● **Work to do**
The entries below should be quoted exactly, with no pictures carried over.

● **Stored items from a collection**
* BEGIN *
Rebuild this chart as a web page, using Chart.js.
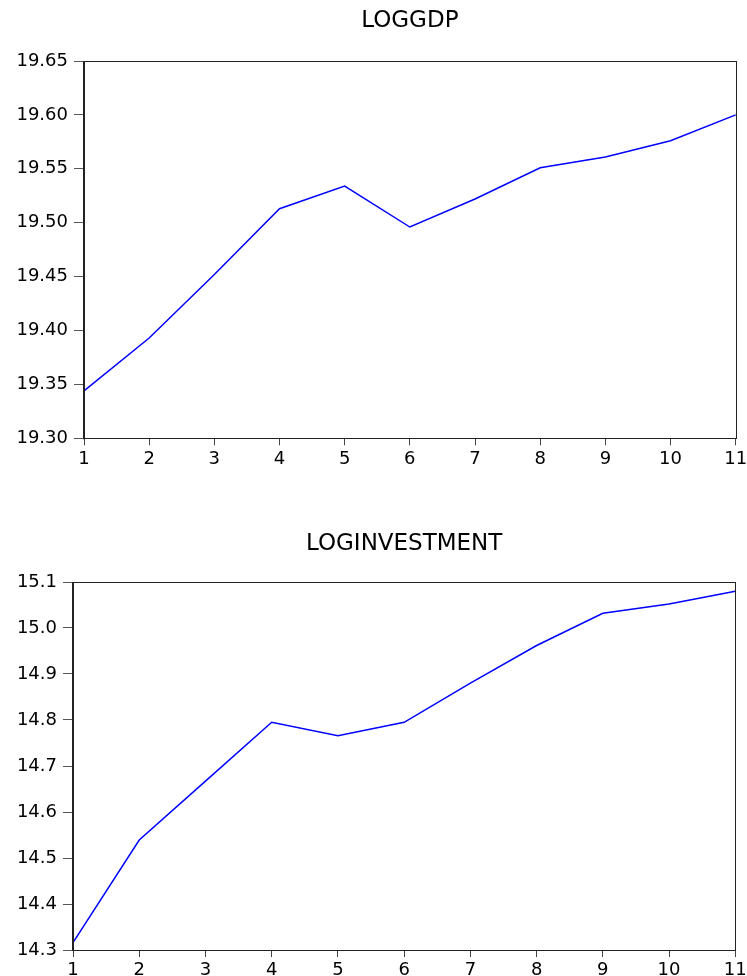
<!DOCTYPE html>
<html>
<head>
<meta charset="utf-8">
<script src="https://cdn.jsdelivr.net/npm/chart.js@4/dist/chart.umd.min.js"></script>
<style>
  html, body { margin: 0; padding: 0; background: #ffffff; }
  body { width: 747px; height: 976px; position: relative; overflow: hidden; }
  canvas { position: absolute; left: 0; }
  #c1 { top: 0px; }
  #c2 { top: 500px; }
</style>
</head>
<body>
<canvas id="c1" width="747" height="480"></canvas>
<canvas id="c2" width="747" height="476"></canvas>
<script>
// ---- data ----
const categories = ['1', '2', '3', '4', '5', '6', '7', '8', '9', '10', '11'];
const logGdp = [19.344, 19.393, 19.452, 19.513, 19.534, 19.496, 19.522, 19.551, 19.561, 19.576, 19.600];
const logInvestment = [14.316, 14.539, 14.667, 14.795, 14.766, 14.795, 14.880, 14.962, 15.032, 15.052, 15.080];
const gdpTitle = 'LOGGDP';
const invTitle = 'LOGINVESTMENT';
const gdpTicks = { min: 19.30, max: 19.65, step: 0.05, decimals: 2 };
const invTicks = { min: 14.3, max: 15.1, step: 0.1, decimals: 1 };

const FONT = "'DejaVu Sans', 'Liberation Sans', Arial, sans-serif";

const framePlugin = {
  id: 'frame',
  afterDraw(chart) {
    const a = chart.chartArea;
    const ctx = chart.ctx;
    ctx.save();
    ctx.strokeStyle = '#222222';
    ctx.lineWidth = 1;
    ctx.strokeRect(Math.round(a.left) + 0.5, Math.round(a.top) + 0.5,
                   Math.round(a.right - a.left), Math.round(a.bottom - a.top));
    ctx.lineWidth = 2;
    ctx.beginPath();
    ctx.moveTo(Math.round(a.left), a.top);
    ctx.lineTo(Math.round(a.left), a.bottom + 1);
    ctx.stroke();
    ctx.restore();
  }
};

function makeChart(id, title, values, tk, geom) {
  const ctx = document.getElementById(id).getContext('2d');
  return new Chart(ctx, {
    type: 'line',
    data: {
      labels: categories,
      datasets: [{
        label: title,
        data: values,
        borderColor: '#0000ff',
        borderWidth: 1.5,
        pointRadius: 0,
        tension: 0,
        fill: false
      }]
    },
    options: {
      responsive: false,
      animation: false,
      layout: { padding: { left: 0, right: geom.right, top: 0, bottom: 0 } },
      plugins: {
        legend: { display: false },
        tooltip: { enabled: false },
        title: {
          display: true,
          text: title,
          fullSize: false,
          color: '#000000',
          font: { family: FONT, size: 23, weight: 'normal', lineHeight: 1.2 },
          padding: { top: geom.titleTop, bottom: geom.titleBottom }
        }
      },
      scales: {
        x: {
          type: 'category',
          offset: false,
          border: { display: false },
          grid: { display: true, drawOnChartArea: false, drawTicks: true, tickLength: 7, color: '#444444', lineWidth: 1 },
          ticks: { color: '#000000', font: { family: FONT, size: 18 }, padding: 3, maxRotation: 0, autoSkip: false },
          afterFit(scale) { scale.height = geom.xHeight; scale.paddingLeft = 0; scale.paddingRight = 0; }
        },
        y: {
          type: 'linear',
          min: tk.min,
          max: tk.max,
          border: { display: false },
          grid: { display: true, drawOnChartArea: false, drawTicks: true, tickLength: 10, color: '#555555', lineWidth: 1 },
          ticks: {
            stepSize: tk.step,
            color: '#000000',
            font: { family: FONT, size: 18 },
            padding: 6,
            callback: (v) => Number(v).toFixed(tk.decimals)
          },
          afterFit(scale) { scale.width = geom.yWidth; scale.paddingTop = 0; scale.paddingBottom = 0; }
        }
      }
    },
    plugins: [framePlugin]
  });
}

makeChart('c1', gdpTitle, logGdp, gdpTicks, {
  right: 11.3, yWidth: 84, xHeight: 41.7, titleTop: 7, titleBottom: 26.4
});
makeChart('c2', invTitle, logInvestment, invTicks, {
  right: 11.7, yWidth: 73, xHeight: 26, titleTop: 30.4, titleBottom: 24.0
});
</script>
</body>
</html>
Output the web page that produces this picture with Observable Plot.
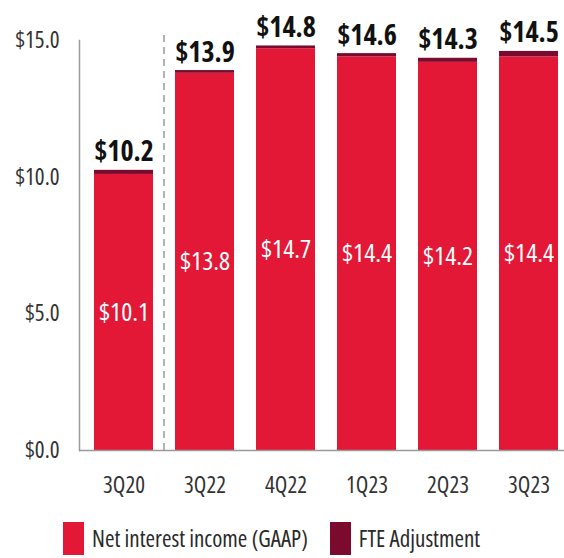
* END *
● **Answer below**
Rebuild this chart as a web page, using Chart.js.
<!DOCTYPE html>
<html>
<head>
<meta charset="utf-8">
<script src="https://cdn.jsdelivr.net/npm/chart.js@4/dist/chart.umd.min.js"></script>
<style>
  html, body { margin: 0; padding: 0; background: #ffffff; }
  body { width: 747px; height: 976px; position: relative; overflow: hidden; }
  canvas { position: absolute; left: 0; }
  #c1 { top: 0px; }
  #c2 { top: 500px; }
</style>
</head>
<body>
<canvas id="c1" width="747" height="480"></canvas>
<canvas id="c2" width="747" height="476"></canvas>
<script>
// ---- data ----
const categories = ['1', '2', '3', '4', '5', '6', '7', '8', '9', '10', '11'];
const logGdp = [19.344, 19.393, 19.452, 19.513, 19.534, 19.496, 19.522, 19.551, 19.561, 19.576, 19.600];
const logInvestment = [14.316, 14.539, 14.667, 14.795, 14.766, 14.795, 14.880, 14.962, 15.032, 15.052, 15.080];
const gdpTitle = 'LOGGDP';
const invTitle = 'LOGINVESTMENT';
const gdpTicks = { min: 19.30, max: 19.65, step: 0.05, decimals: 2 };
const invTicks = { min: 14.3, max: 15.1, step: 0.1, decimals: 1 };

const FONT = "'DejaVu Sans', 'Liberation Sans', Arial, sans-serif";

const framePlugin = {
  id: 'frame',
  afterDraw(chart) {
    const a = chart.chartArea;
    const ctx = chart.ctx;
    ctx.save();
    ctx.strokeStyle = '#222222';
    ctx.lineWidth = 1;
    ctx.strokeRect(Math.round(a.left) + 0.5, Math.round(a.top) + 0.5,
                   Math.round(a.right - a.left), Math.round(a.bottom - a.top));
    ctx.lineWidth = 2;
    ctx.beginPath();
    ctx.moveTo(Math.round(a.left), a.top);
    ctx.lineTo(Math.round(a.left), a.bottom + 1);
    ctx.stroke();
    ctx.restore();
  }
};

function makeChart(id, title, values, tk, geom) {
  const ctx = document.getElementById(id).getContext('2d');
  return new Chart(ctx, {
    type: 'line',
    data: {
      labels: categories,
      datasets: [{
        label: title,
        data: values,
        borderColor: '#0000ff',
        borderWidth: 1.5,
        pointRadius: 0,
        tension: 0,
        fill: false
      }]
    },
    options: {
      responsive: false,
      animation: false,
      layout: { padding: { left: 0, right: geom.right, top: 0, bottom: 0 } },
      plugins: {
        legend: { display: false },
        tooltip: { enabled: false },
        title: {
          display: true,
          text: title,
          fullSize: false,
          color: '#000000',
          font: { family: FONT, size: 23, weight: 'normal', lineHeight: 1.2 },
          padding: { top: geom.titleTop, bottom: geom.titleBottom }
        }
      },
      scales: {
        x: {
          type: 'category',
          offset: false,
          border: { display: false },
          grid: { display: true, drawOnChartArea: false, drawTicks: true, tickLength: 7, color: '#444444', lineWidth: 1 },
          ticks: { color: '#000000', font: { family: FONT, size: 18 }, padding: 3, maxRotation: 0, autoSkip: false },
          afterFit(scale) { scale.height = geom.xHeight; scale.paddingLeft = 0; scale.paddingRight = 0; }
        },
        y: {
          type: 'linear',
          min: tk.min,
          max: tk.max,
          border: { display: false },
          grid: { display: true, drawOnChartArea: false, drawTicks: true, tickLength: 10, color: '#555555', lineWidth: 1 },
          ticks: {
            stepSize: tk.step,
            color: '#000000',
            font: { family: FONT, size: 18 },
            padding: 6,
            callback: (v) => Number(v).toFixed(tk.decimals)
          },
          afterFit(scale) { scale.width = geom.yWidth; scale.paddingTop = 0; scale.paddingBottom = 0; }
        }
      }
    },
    plugins: [framePlugin]
  });
}

makeChart('c1', gdpTitle, logGdp, gdpTicks, {
  right: 11.3, yWidth: 84, xHeight: 41.7, titleTop: 7, titleBottom: 26.4
});
makeChart('c2', invTitle, logInvestment, invTicks, {
  right: 11.7, yWidth: 73, xHeight: 26, titleTop: 30.4, titleBottom: 24.0
});
</script>
</body>
</html>
Output the web page that produces this picture with Observable Plot.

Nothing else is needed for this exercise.